If you do most of your reading on your tablet, they also offer The Old Schoolhouse Magazine Apps for iPad, Nook, Kindle Fire and Android. I usually read the magazine on my Kindle Fire. The navigation of the app is just as easy as navigating on the computer.
The appeal of The Old Schoolhouse Magazine is wide range of articles that they publish. They appeal to every type of homeschooler, from the classical homeschooler to those that are almost unschoolers. There’s something for everyone on the pages of the magazine.
I naturally gravitate to Mary Hood’s Ordinary Homeschooler column. This month’s article is the third part of her “Using the Library to Create Your Own Curriculum: Science and Social Studies.” She advocates that you and your children use your children’s areas of interest to plan their own studies. Obviously, this appeals to me on many levels. I can’t help but nod my head as I read the words about buying a complete curriculum,
The only problem is, then it will never be YOUR curriculum, and your children will have an even less feeling of ownership over their learning experiences.
After reading this, I then flip back to the Editorial, written by Deborah Wuehler, “Having a Holiday Heart: Seven Reasons to Celebrate (Even When You Don’t Feel Like It).” I found convicting words here. She talks about Simeon and how he celebrated Jesus’s birth as the answer to his prayers for the salvation of the world, even though he would only live to see this Savior as a baby. It made me wonder how many times I truly pray for the salvation of the world.
I also wondered whether or not I’m truly looking for the Lord to answer my prayers and believing that he is going to answer them. I wonder if sometimes I fail to see the small answers that he gives me. I thought about all the times that I mistake his providence for coincidence. Wuehler’s article was exactly what I needed to read this week.
One of the things that I love about The Old Schoolhouse Magazine is that it is unapologetically Christian. I know that, not only am I going to be encouraged, but also that the encouragement that I receive will be in line with God’s word.
Those are just two examples of the encouragement that I found in the pages of the magazine. I was also interested in Jessica Huley’s “Can We Teach Godly Character?” article, Sheila Campbell’s “Learning to Love Silence and Solitude,” Kendra Fletcher’s “Creating Holiday Fun with the Littlest Ones,” and the four articles in the magazine about phonics and reading which will be helpful to me with all four of my children.
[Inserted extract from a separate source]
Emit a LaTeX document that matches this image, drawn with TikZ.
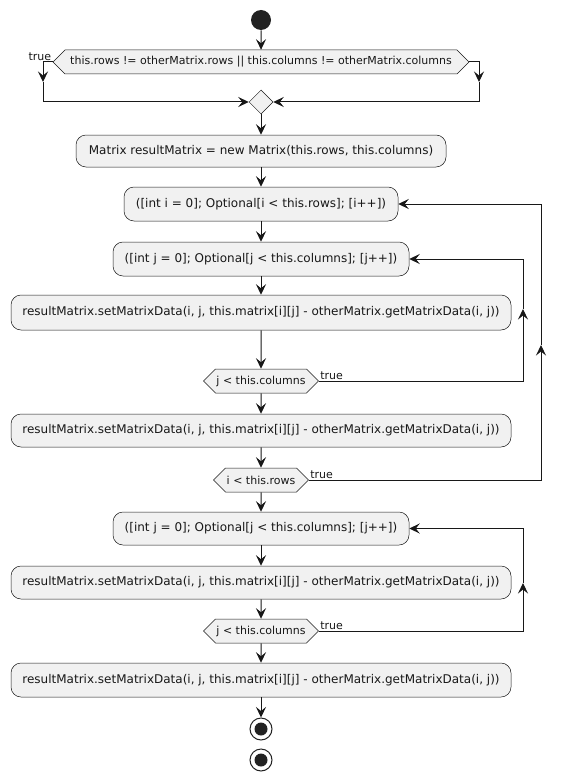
\documentclass[tikz,border=0pt]{standalone}
\usepackage{fontspec}
\setmainfont{DejaVu Sans}
\usetikzlibrary{arrows.meta,shapes.geometric,shapes.symbols}
\definecolor{boxfill}{HTML}{F1F1F1}
\definecolor{ink}{HTML}{181818}
\definecolor{dot}{HTML}{222222}
\begin{document}
\begin{tikzpicture}[x=1pt, y=1pt, ->, >={Stealth[length=10.5pt,width=10pt,inset=4pt]}, line width=1pt, color=ink,
  act/.style={draw=ink, line width=0.5pt, fill=boxfill, rounded corners=10pt, minimum height=33pt, inner sep=0pt, font=\fontsize{12}{14}\selectfont},
  cond/.style={shape=signal, signal to=west and east, draw=ink, line width=0.5pt, fill=boxfill, minimum height=24pt, inner xsep=0pt, inner ysep=0pt, font=\fontsize{11}{13}\selectfont},
  lbl/.style={font=\fontsize{11}{13}\selectfont, inner sep=1pt},
  startdot/.style={circle, fill=dot, minimum size=20pt, inner sep=0pt},
  stopdot/.style={circle, draw=dot, line width=1pt, fill=white, minimum size=22pt, inner sep=0pt, path picture={\fill[dot] (path picture bounding box.center) circle (6.5pt);}},
  merge/.style={diamond, draw=ink, line width=0.5pt, fill=boxfill, minimum width=24pt, minimum height=24pt, inner sep=0pt}]
\useasboundingbox (0,0) rectangle (565,-781);
\node[startdot] (start) at (261,-20) {};
\node[cond, minimum width=416pt] (c0) at (261,-62) {this.rows != otherMatrix.rows || this.columns != otherMatrix.columns};
\node[lbl, anchor=south east] (t0) at (c0.west) {true};
\node[merge] (m0) at (261,-102) {};
\node[act, minimum width=370pt, minimum height=32pt] (init) at (261,-151) {Matrix resultMatrix = new Matrix(this.rows, this.columns)};
\node[act, minimum width=274pt, minimum height=34pt] (loopi) at (261,-204) {([int i = 0]; Optional[i < this.rows]; [i++])};
\node[act, minimum width=296pt, minimum height=34pt] (loopj) at (261,-259) {([int j = 0]; Optional[j < this.columns]; [j++])};
\node[act, minimum width=500pt, minimum height=35pt] (set1) at (261,-312.5) {resultMatrix.setMatrixData(i, j, this.matrix[i][j] - otherMatrix.getMatrixData(i, j))};
\node[cond, minimum width=115pt] (cj) at (261,-381) {j < this.columns};
\node[lbl, anchor=south west] (tj) at (cj.east) {true};
\node[act, minimum width=500pt] (set2) at (261,-430.5) {resultMatrix.setMatrixData(i, j, this.matrix[i][j] - otherMatrix.getMatrixData(i, j))};
\node[cond, minimum width=95pt] (ci) at (261,-480) {i < this.rows};
\node[lbl, anchor=south west] (ti) at (ci.east) {true};
\node[act, minimum width=296pt] (loopk) at (261,-528.5) {([int j = 0]; Optional[j < this.columns]; [j++])};
\node[act, minimum width=500pt] (set3) at (261,-582.5) {resultMatrix.setMatrixData(i, j, this.matrix[i][j] - otherMatrix.getMatrixData(i, j))};
\node[cond, minimum width=115pt] (ck) at (261,-631) {j < this.columns};
\node[lbl, anchor=south west] (tk) at (ck.east) {true};
\node[act, minimum width=500pt, minimum height=34pt] (set4) at (261,-680) {resultMatrix.setMatrixData(i, j, this.matrix[i][j] - otherMatrix.getMatrixData(i, j))};
\node[stopdot] (stop1) at (261,-729) {};
\node[stopdot] (stop2) at (261,-760) {};
\coordinate (l0) at (43,-82);
\coordinate (r0) at (479,-82);
\coordinate (uj) at (523,-309);
\coordinate (ui) at (541,-345);
\coordinate (uk) at (523,-583);
\draw (start) -- (c0);
\draw (c0.west) -| (l0);
\draw (l0) |- (m0.west);
\draw (c0.east) -| (r0);
\draw (r0) |- (m0.east);
\draw (m0) -- (init);
\draw (init) -- (loopi);
\draw (loopi) -- (loopj);
\draw (loopj) -- (set1);
\draw (set1) -- (cj);
\draw (cj.east) -| (uj);
\draw (uj) |- (loopj.east);
\draw (cj) -- (set2);
\draw (set2) -- (ci);
\draw (ci.east) -| (ui);
\draw (ui) |- (loopi.east);
\draw (ci) -- (loopk);
\draw (loopk) -- (set3);
\draw (set3) -- (ck);
\draw (ck.east) -| (uk);
\draw (uk) |- (loopk.east);
\draw (ck) -- (set4);
\draw (set4) -- (stop1);
\end{tikzpicture}
\end{document}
If those were the only articles that interested me, that alone would be worth the time spent reading the magazine, but guess what? There were only one or two articles in the whole magazine that did not interest me, and the only reason they didn’t was because my children are not old enough for me to be thinking about college preparation yet!
If you haven’t read The Old Schoolhouse Magazine, you should give it a try. Even if you’re only interested in one or two articles, it’s worth the time you spend reading those articles. However, I can guarantee that once you start reading the magazine, you’ll find many more articles to interest you than you thought you would.